Traditional learning was relational and narrative-based. A grandmother told stories. A father modeled skills. A guru guided through experience. Screens offer content without relationship, information without wisdom, stimulation without growth. The Katha tradition understood that the who matters as much as the what.
The consequences are measurable: 37% increase in teen anxiety, 63% increase in teen depression, declining attention spans, reduced empathy, epidemic loneliness despite constant 'connection.' Children can swipe before they can hold pencils. They consume but don't create. They are entertained but not engaged.

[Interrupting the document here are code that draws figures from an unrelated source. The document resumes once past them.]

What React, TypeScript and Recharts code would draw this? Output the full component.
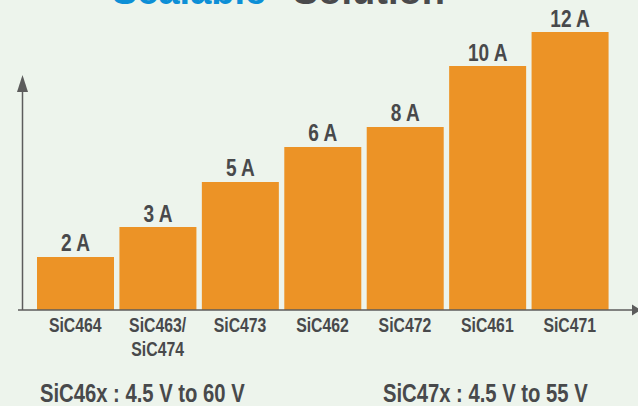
import React from "react";
import { BarChart, Bar, XAxis, YAxis, LabelList } from "recharts";

const categories = ["SiC464", "SiC463/SiC474", "SiC473", "SiC462", "SiC472", "SiC461", "SiC471"];
const currentLabels = ["2 A", "3 A", "5 A", "6 A", "8 A", "10 A", "12 A"];
// visual bar heights as drawn in the reference (relative units, tallest = 12)
const barHeights = [2.29, 3.58, 5.53, 7.04, 7.9, 10.53, 12];
const titleWords = ["Scalable", "Solution"];
const rangeNotes = ["SiC46x : 4.5 V to 60 V", "SiC47x : 4.5 V to 55 V"];

const data = categories.map((c, i) => ({ name: c, height: barHeights[i], label: currentLabels[i] }));

const FONT = "'Liberation Sans', Arial, sans-serif";
const SX = 0.81; // horizontal condensing of the bold sans
const TEXT = "#48494b";
const BG = "#edf4ec";
const BAR = "#ec9326";
const AXIS = "#5c5c5c";

const W = 638;
const H = 406;

function Narrow(props: { x: number; y: number; size: number; anchor?: string; children: any }) {
  const { x, y, size, anchor = "middle", children } = props;
  return (
    <text
      transform={`translate(${x},${y}) scale(${SX},1)`}
      x={0}
      y={0}
      textAnchor={anchor as any}
      fill={TEXT}
      fontFamily={FONT}
      fontWeight="bold"
      fontSize={size}
    >
      {children}
    </text>
  );
}

function Tick(props: any) {
  const { x, y, payload } = props;
  const v: string = payload.value;
  const idx = v.indexOf("/");
  const lines = idx >= 0 ? [v.slice(0, idx + 1), v.slice(idx + 1)] : [v];
  return (
    <g>
      {lines.map((l, i) => (
        <Narrow key={i} x={x} y={y + 13.5 + i * 24} size={19.5}>
          {l}
        </Narrow>
      ))}
    </g>
  );
}

function BarLabel(props: any) {
  const { x, y, width, value } = props;
  return (
    <Narrow x={Number(x) + Number(width) / 2} y={Number(y) - 5.5} size={23.5}>
      {value}
    </Narrow>
  );
}

export default function App() {
  return (
    <div style={{ position: "fixed", left: 0, top: 0, width: W, height: H, background: BG, overflow: "hidden" }}>
      <BarChart
        width={W}
        height={H}
        data={data}
        margin={{ top: 32, right: 27, bottom: 66, left: 34 }}
      >
        <XAxis dataKey="name" axisLine={false} tickLine={false} height={30} tick={<Tick />} interval={0} />
        <YAxis hide domain={[0, 12]} />
        <Bar dataKey="height" fill={BAR} barSize={77} isAnimationActive={false}>
          <LabelList dataKey="label" content={<BarLabel />} />
        </Bar>
      </BarChart>
      <svg
        width={W}
        height={H}
        style={{ position: "absolute", left: 0, top: 0, pointerEvents: "none" }}
      >
        <text x={112} y={4} fill="#0d8fd6" fontFamily={FONT} fontWeight="bold" fontSize={38}>
          {titleWords[0]}
        </text>
        <text x={293} y={4} fill="#4a4a4c" fontFamily={FONT} fontWeight="bold" fontSize={38}>
          {titleWords[1]}
        </text>
        {/* y axis */}
        <line x1={22.5} y1={88} x2={22.5} y2={310} stroke={AXIS} strokeWidth={1.5} />
        <polygon points="22.5,75 17,92 28,92" fill={AXIS} />
        {/* x axis */}
        <line x1={18} y1={310} x2={634} y2={310} stroke={AXIS} strokeWidth={1.5} />
        <polygon points="641,310 632,304.5 632,315.5" fill={AXIS} />
        <Narrow x={40} y={402} size={25} anchor="start">
          {rangeNotes[0]}
        </Narrow>
        <Narrow x={383} y={402} size={25} anchor="start">
          {rangeNotes[1]}
        </Narrow>
      </svg>
    </div>
  );
}
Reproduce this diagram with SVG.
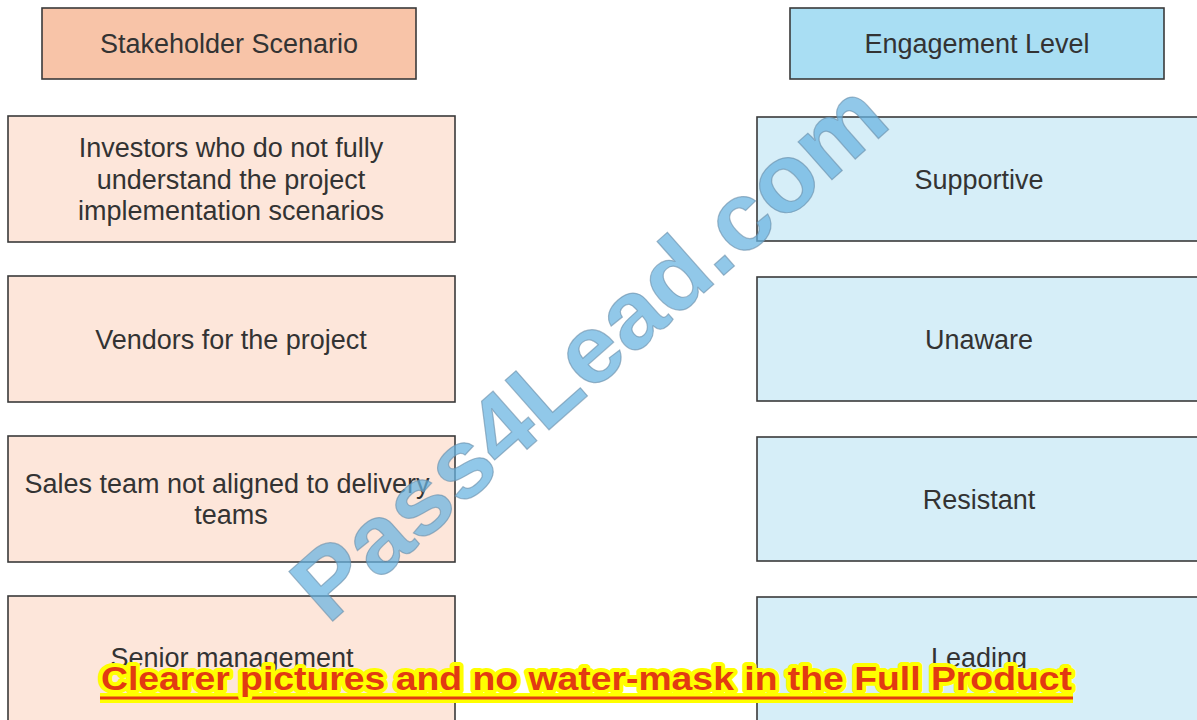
<svg xmlns="http://www.w3.org/2000/svg" width="1197" height="720" viewBox="0 0 1197 720">
<style>
.box{stroke:#3a3a3a;stroke-width:1.6}
.hl{fill:#f8c4a8}
.hr{fill:#a9def3}
.bl{fill:#fde6da}
.br{fill:#d6eef8}
.t{font-family:"Liberation Sans",Arial,sans-serif;font-size:27px;fill:#333;text-anchor:middle}
.wm{font-family:"Liberation Sans",Arial,sans-serif;font-weight:bold;font-size:96px;fill:#66b3e1;fill-opacity:0.72;stroke:#6a8ea8;stroke-width:1.2;stroke-opacity:0.6;text-anchor:middle}
.ban{font-family:"Liberation Sans",Arial,sans-serif;font-weight:bold;font-size:34px;fill:#e23a12;stroke:#ffff00;stroke-width:8;stroke-linejoin:round;paint-order:stroke}
</style>
<rect width="1197" height="720" fill="#ffffff"/>
<g id="header-stakeholder">
<rect class="box hl" x="42" y="8" width="374" height="71"/>
<text class="t" x="229" y="52.5">Stakeholder Scenario</text>
</g>
<g id="header-engagement">
<rect class="box hr" x="790" y="8" width="374" height="71"/>
<text class="t" x="977" y="52.5">Engagement Level</text>
</g>
<g id="scenario-investors">
<rect class="box bl" x="8" y="116" width="447" height="126"/>
<text class="t" x="231" y="157">Investors who do not fully</text>
<text class="t" x="231" y="188.5">understand the project</text>
<text class="t" x="231" y="220">implementation scenarios</text>
</g>
<g id="scenario-vendors">
<rect class="box bl" x="8" y="276" width="447" height="126"/>
<text class="t" x="231" y="348.5">Vendors for the project</text>
</g>
<g id="scenario-sales">
<rect class="box bl" x="8" y="436" width="447" height="126"/>
<text class="t" x="227" y="492.5">Sales team not aligned to delivery</text>
<text class="t" x="231" y="524">teams</text>
</g>
<g id="scenario-senior">
<rect class="box bl" x="8" y="596" width="447" height="140"/>
<text class="t" x="232" y="667">Senior management</text>
</g>
<g id="level-supportive">
<rect class="box br" x="757" y="117" width="450" height="124"/>
<text class="t" x="979" y="189">Supportive</text>
</g>
<g id="level-unaware">
<rect class="box br" x="757" y="277" width="450" height="124"/>
<text class="t" x="979" y="348.5">Unaware</text>
</g>
<g id="level-resistant">
<rect class="box br" x="757" y="437" width="450" height="124"/>
<text class="t" x="979" y="508.5">Resistant</text>
</g>
<g id="level-leading">
<rect class="box br" x="757" y="597" width="450" height="140"/>
<text class="t" x="979" y="667">Leading</text>
</g>
<g id="connectors"></g>
<g id="watermark">
<text class="wm" transform="translate(588,350) rotate(-41.5)" x="0" y="34" textLength="755" lengthAdjust="spacingAndGlyphs">Pass4Lead.com</text>
</g>
<g id="banner">
<line x1="100" y1="698" x2="1073" y2="698" stroke="#ffff00" stroke-width="10"/>
<line x1="100" y1="698" x2="1073" y2="698" stroke="#e23a12" stroke-width="3"/>
<text class="ban" x="101" y="690" textLength="971" lengthAdjust="spacingAndGlyphs">Clearer pictures and no water-mask in the Full Product</text>
</g>
</svg>
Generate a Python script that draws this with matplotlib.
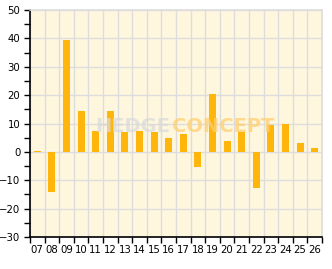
import matplotlib
matplotlib.use("Agg")
import matplotlib.pyplot as plt
import numpy as np

labels = ["07", "08", "09", "10", "11", "12", "13", "14", "15", "16",
          "17", "18", "19", "20", "21", "22", "23", "24", "25", "26"]
values = [0.3, -14.0, 39.5, 14.5, 7.5, 14.5, 7.0, 7.5, 7.0, 4.8,
          6.4, -5.2, 20.4, 4.0, 7.0, -12.6, 9.6, 9.9, 3.3, 1.5]

fig = plt.figure(figsize=(3.32, 2.69), dpi=100)
fig.patch.set_facecolor("white")
ax = fig.add_axes([30 / 332, 32 / 269, 292 / 332, 227 / 269])
ax.set_facecolor("#FFF6DE")

x = np.arange(len(labels))
ax.bar(x, values, width=0.48, color="#FFB60C", zorder=3)

ax.set_xlim(-0.5, len(labels) - 0.5)
ax.set_ylim(-30, 50)

# vertical grid at category boundaries
ax.set_xticks(np.arange(len(labels) + 1) - 0.5)
ax.set_xticklabels([])
ax.set_xticks(x, minor=True)
ax.set_xticklabels(labels, minor=True)
ax.tick_params(axis="x", which="minor", length=0, pad=6, labelsize=7.3)
ax.tick_params(axis="x", which="major", length=4, width=1, direction="out")

ax.set_yticks(np.arange(-30, 51, 10))
ax.set_yticks(np.arange(-25, 50, 10), minor=True)
ax.tick_params(axis="y", which="both", length=4, width=1, labelsize=7.3, pad=3)

ax.grid(True, which="major", color="#DDDDDD", linewidth=1, zorder=0)
for s in ["top", "right"]:
    ax.spines[s].set_color("#DDDDDD")
    ax.spines[s].set_linewidth(1.2)
for s in ["left", "bottom"]:
    ax.spines[s].set_color("black")
    ax.spines[s].set_linewidth(1.2)

# watermark
ax.text(0.48, 0.485, "HEDGE", transform=ax.transAxes, ha="right", va="center",
        fontsize=14, fontweight="bold", color="#DADADA", alpha=0.75, zorder=4)
ax.text(0.485, 0.485, "CONCEPT", transform=ax.transAxes, ha="left", va="center",
        fontsize=14, fontweight="bold", color="#FFCF70", alpha=0.75, zorder=4)

fig.savefig("out.png", dpi=100)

We are running an unprecedented experiment on human development, and the early results are alarming. The Katha tradition offers a proven alternative: wisdom delivered through relationship, learning embedded in narrative, growth through engagement rather than consumption. The question is whether we'll recognize the experiment's failure before permanent damage is done.
Children who grow up on screens consume content created by others but rarely create anything themselves. The shift from maker to consumer is historically unprecedented. A generation ago, children built forts, cooked with grandmothers, and invented games. Today, the average child spends more time watching others play video games than playing outside. Replacing even one hour of screen time with storytelling, cooking, or hands-on activity restores the relational, narrative-based learning that screens have displaced.
A 2022 Common Sense Media report found children aged 8 to 12 averaged 5 hours and 33 minutes of daily screen time, while teens aged 13 to 18 averaged 8 hours and 39 minutes, both figures excluding time spent on schoolwork.
Reflection
- When you were a child, what stories shaped your understanding of right and wrong? Who told them to you? How did the telling context matter?
- The Yaksha asked Yudhishthira profound questions about life and dharma. What 'Yaksha questions' would you want your child to be able to answer wisely?
- If you tracked your child's weekly hours: screen time versus story time (read-aloud, telling, or listening), what would the ratio reveal?